Da quanto precede deriva l'incostituzionalità dell'art. 274
cod. civ. per violazione degli articoli 3, secondo comma, 24 e 111 della
Costituzione, senza che sia di ostacolo alla relativa pronuncia la limitazione
del petitum, contenuta nella ordinanza di rimessione, nella quale
si fa riferimento al solo giudizio di ammissibilità promosso da maggiorenni.
La definizione dei termini della questione, adottata dal
rimettente sotto il vincolo che allo stesso si impone in funzione della sua
rilevanza nel giudizio principale, non limita le valutazioni di questa Corte
sul procedimento regolato dalla disposizione impugnata, ove affetta dai
denunciati vizi nella sua complessiva e generale applicazione ad ogni ipotesi
di delibazione di ammissibilità dell'azione.
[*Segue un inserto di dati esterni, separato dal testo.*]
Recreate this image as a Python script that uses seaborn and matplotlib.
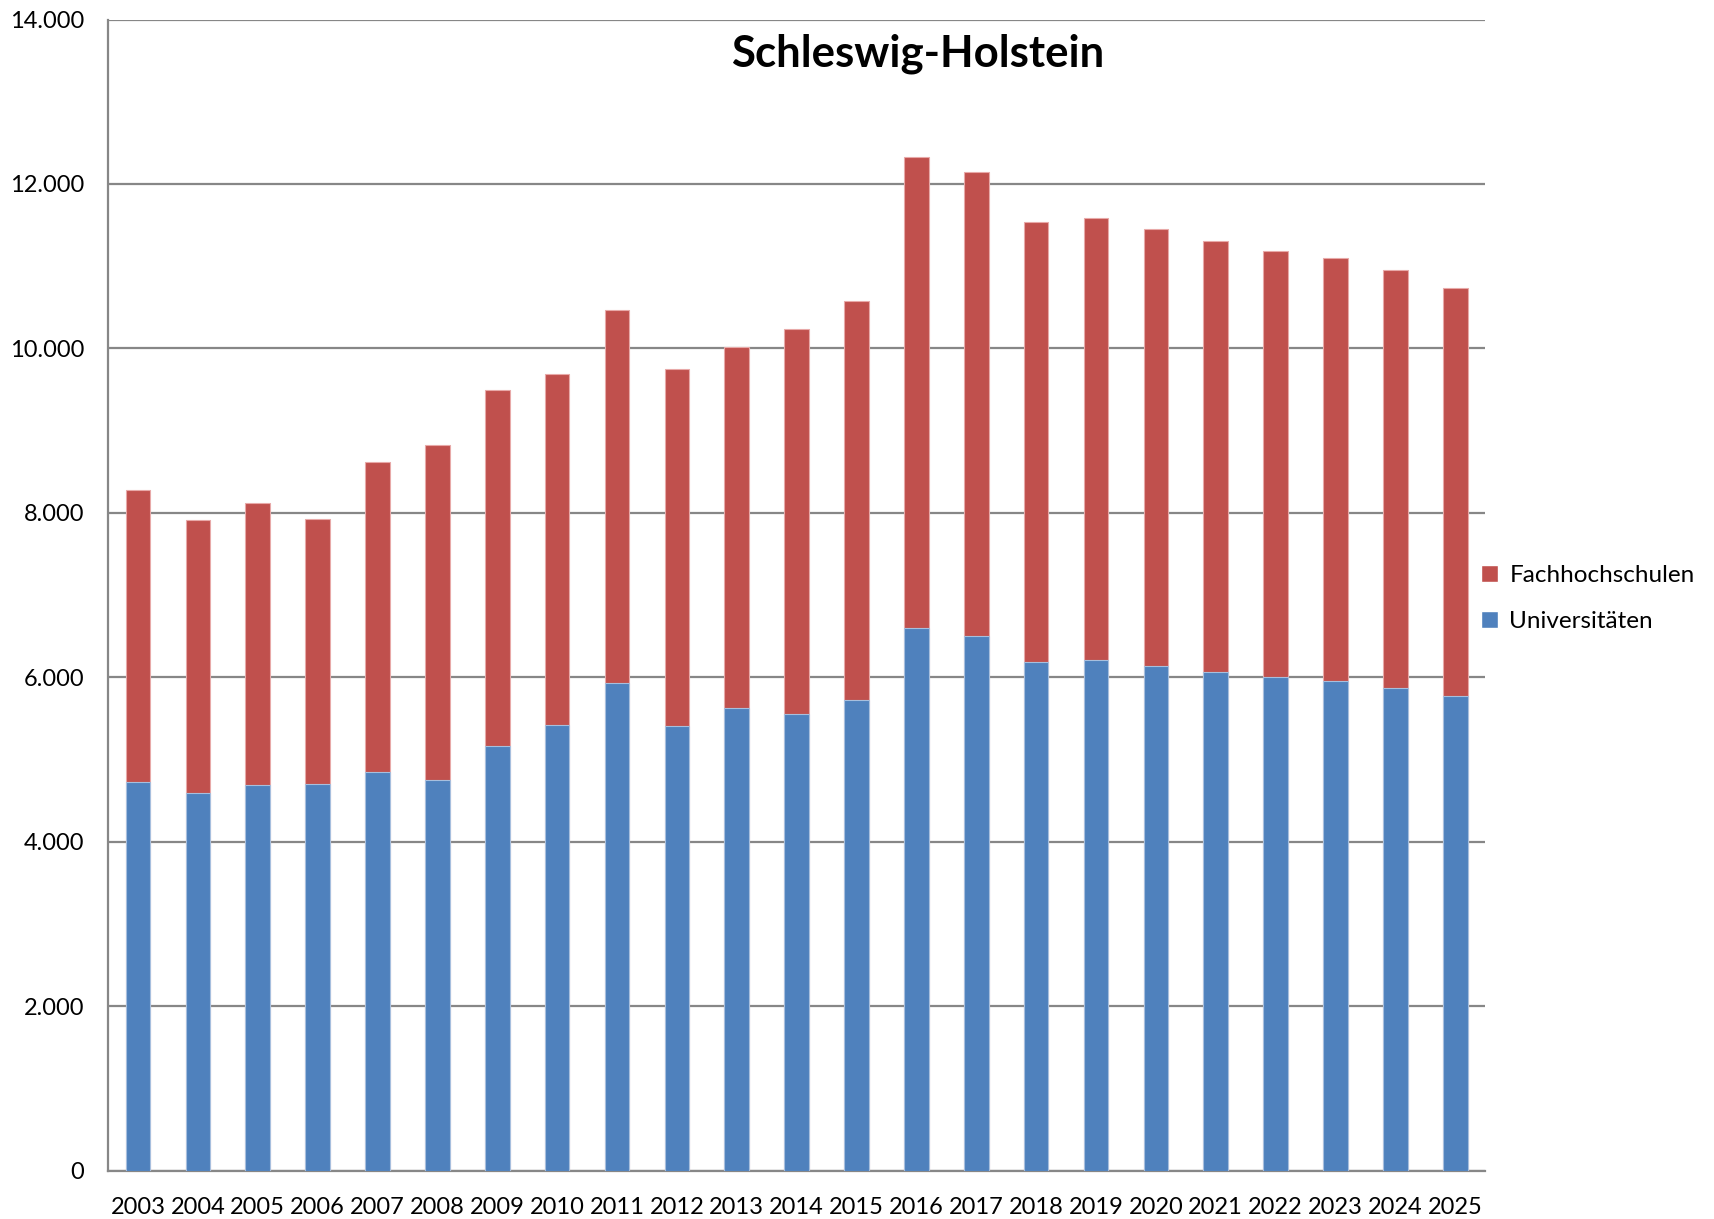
"""Stacked bar chart: Studienanfänger Schleswig-Holstein."""

import matplotlib.pyplot as plt
import numpy as np
import seaborn as sns
from matplotlib.patches import Patch
from matplotlib.ticker import FuncFormatter, MultipleLocator

years = [str(y) for y in range(2003, 2026)]
universitaeten = [4723, 4589, 4689, 4709, 4848, 4752, 5165, 5424, 5933, 5413, 5628, 5555,
                  5725, 6596, 6500, 6192, 6216, 6139, 6067, 6000, 5962, 5875, 5769]
fachhochschulen = [3551, 3320, 3431, 3214, 3772, 4070, 4330, 4264, 4529, 4342, 4392, 4680,
                   4852, 5736, 5649, 5351, 5371, 5308, 5236, 5183, 5134, 5077, 4962]

BLUE = "#4F81BD"
RED = "#C0504D"
GRID = "#878787"

sns.set_style("white")
plt.rcParams["font.family"] = ["Lato", "DejaVu Sans"]
plt.rcParams["text.color"] = "black"
plt.rcParams["xtick.labelcolor"] = "black"
plt.rcParams["ytick.labelcolor"] = "black"

fig = plt.figure(figsize=(17.15, 12.19), dpi=100)
ax = fig.add_axes([0.063, 0.0395, 0.803, 0.9445])

totals = np.array(universitaeten) + np.array(fachhochschulen)
sns.barplot(x=years, y=totals, color=RED, saturation=1, width=0.41,
            edgecolor="#E8A9A8", linewidth=0.8, ax=ax, zorder=3)
sns.barplot(x=years, y=universitaeten, color=BLUE, saturation=1, width=0.41,
            edgecolor="#A7BFDE", linewidth=0.8, ax=ax, zorder=3)

ax.set_ylim(0, 14000)
ax.set_xlim(-0.5, len(years) - 0.5)
ax.yaxis.set_major_locator(MultipleLocator(2000))
ax.yaxis.set_major_formatter(FuncFormatter(lambda v, _: f"{int(v):,}".replace(",", ".")))
ax.grid(axis="y", color=GRID, linewidth=1.6, zorder=0)
ax.set_axisbelow(True)

for side in ["top", "right"]:
    ax.spines[side].set_visible(False)
for side in ["left", "bottom"]:
    ax.spines[side].set_color(GRID)
    ax.spines[side].set_linewidth(1.6)

# category boundary ticks like Excel
ax.set_xticks(np.arange(-0.5, len(years)), minor=True)
ax.tick_params(axis="x", which="minor", length=9, width=1.4, color=GRID)
ax.tick_params(axis="x", which="major", length=0, pad=19, labelsize=17, labelcolor="black")
ax.tick_params(axis="y", which="major", length=8, width=1.4, color=GRID, labelsize=17, pad=9,
               labelcolor="black")
ax.set_xlabel("")
ax.set_ylabel("")

ax.text(0.588, 0.97, "Schleswig-Holstein", transform=ax.transAxes, ha="center",
        va="center", fontsize=31.5, fontweight="bold", color="black")

handles = [Patch(facecolor=RED, label="Fachhochschulen"),
           Patch(facecolor=BLUE, label="Universitäten")]
fig.legend(handles=handles, loc="center left", bbox_to_anchor=(0.851, 0.509), frameon=False,
           fontsize=17.5, handlelength=0.7, handleheight=0.7, handletextpad=0.45,
           labelspacing=1.05, labelcolor="black")

fig.savefig("out.png", dpi=100)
Infatti, in presenza di una incostituzionalità che, come si è
appena visto, coinvolge detto procedimento nella sua struttura e funzione, la
circostanza che lo stesso abbia anche lo scopo di accertare l'interesse del
minore non fa venire meno l'incostituzionalità stessa, né giustifica la
permanenza nell'ordinamento del giudizio di ammissibilità con questo solo
scopo.
L'esigenza, infatti, che l'azione di dichiarazione giudiziale
della paternità o maternità naturale risponda all'interesse del minore non
viene certamente meno con la soppressione del giudizio di cui all'art. 274 del
codice civile, ma potrà essere eventualmente delibata prima dell'accertamento
della fondatezza dell'azione di merito.
Per
questi motivi
LA CORTE COSTITUZIONALE
dichiara l'illegittimità costituzionale
dell'articolo 274 del codice civile.
Così deciso in Roma, nella sede della Corte costituzionale,
Palazzo della Consulta il 6 febbraio 2006.
F.to:
Annibale MARINI, Presidente
Alfio FINOCCHIARO, Redattore
Giuseppe DI PAOLA, Cancelliere
Depositata in Cancelleria il 10 febbraio 2006.